Biden’s framing of this nomination feels like an opportunistic, self-serving gesture. It comes as we continue to wait for action on issues important to Black voters, including the passage of voting rights legislation and student loan debt relief (Black women carry disproportionately more student loan debt than any other demographic group). It also invites an unnecessary additional layer of scrutiny for the future nominee. Sen. Roger Wicker (R-MS) has already said that whoever Biden selects will be a “‘beneficiary’ of affirmative action.” 

Black women are constantly questioned about our qualifications because of racism and sexism. There’s no doubt that the nominee will be subject to a level of interrogation that a white, male colleague wouldn’t be. But by leading with a focus on the nominee’s race and gender, Biden has exposed her to more criticism than she already would have received just for existing in this country as Black and a woman.

According to a recent ABC News/Ipsos poll, 76% of respondents believe Biden should “consider all possible nominees.” For most of our country’s history, “all possible nominees” have not been on the table, but now that a Black woman stands to benefit, people are concerned. For too long, whiteness has been a qualification for any and every position of power in our country. By that standard, it is white male judges whose records and qualifications should be further examined. Because I can guarantee that most, if not all, Black women who have made it far enough to be considered for the Supreme Court have had to overcome more systemic obstacles than a majority of the justices who’ve served before them. In our racist country, the records of Black women have to be flawless to even be considered. So we can rest assured that Biden’s nominee will be selected because of her merit — she’ll just happen to be a Black woman.

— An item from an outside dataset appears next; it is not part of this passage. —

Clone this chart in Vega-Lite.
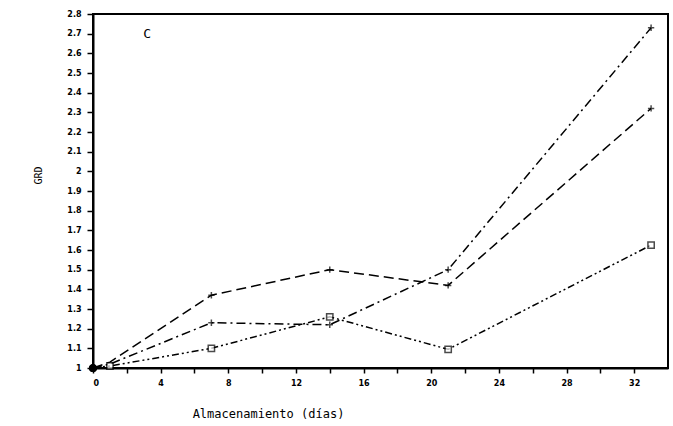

Black women deserve to be in each and every space that has been dominated by people who don’t look like us. It is important to have our nation’s laws be decided by justices from different races, faiths, genders, upbringings, and socioeconomic backgrounds. But our race and gender aren’t props. We aren’t interchangeable. And describing us that way just empowers the racist people who will always consider our admittance into white spaces as something that is given to us, rather than earned by us.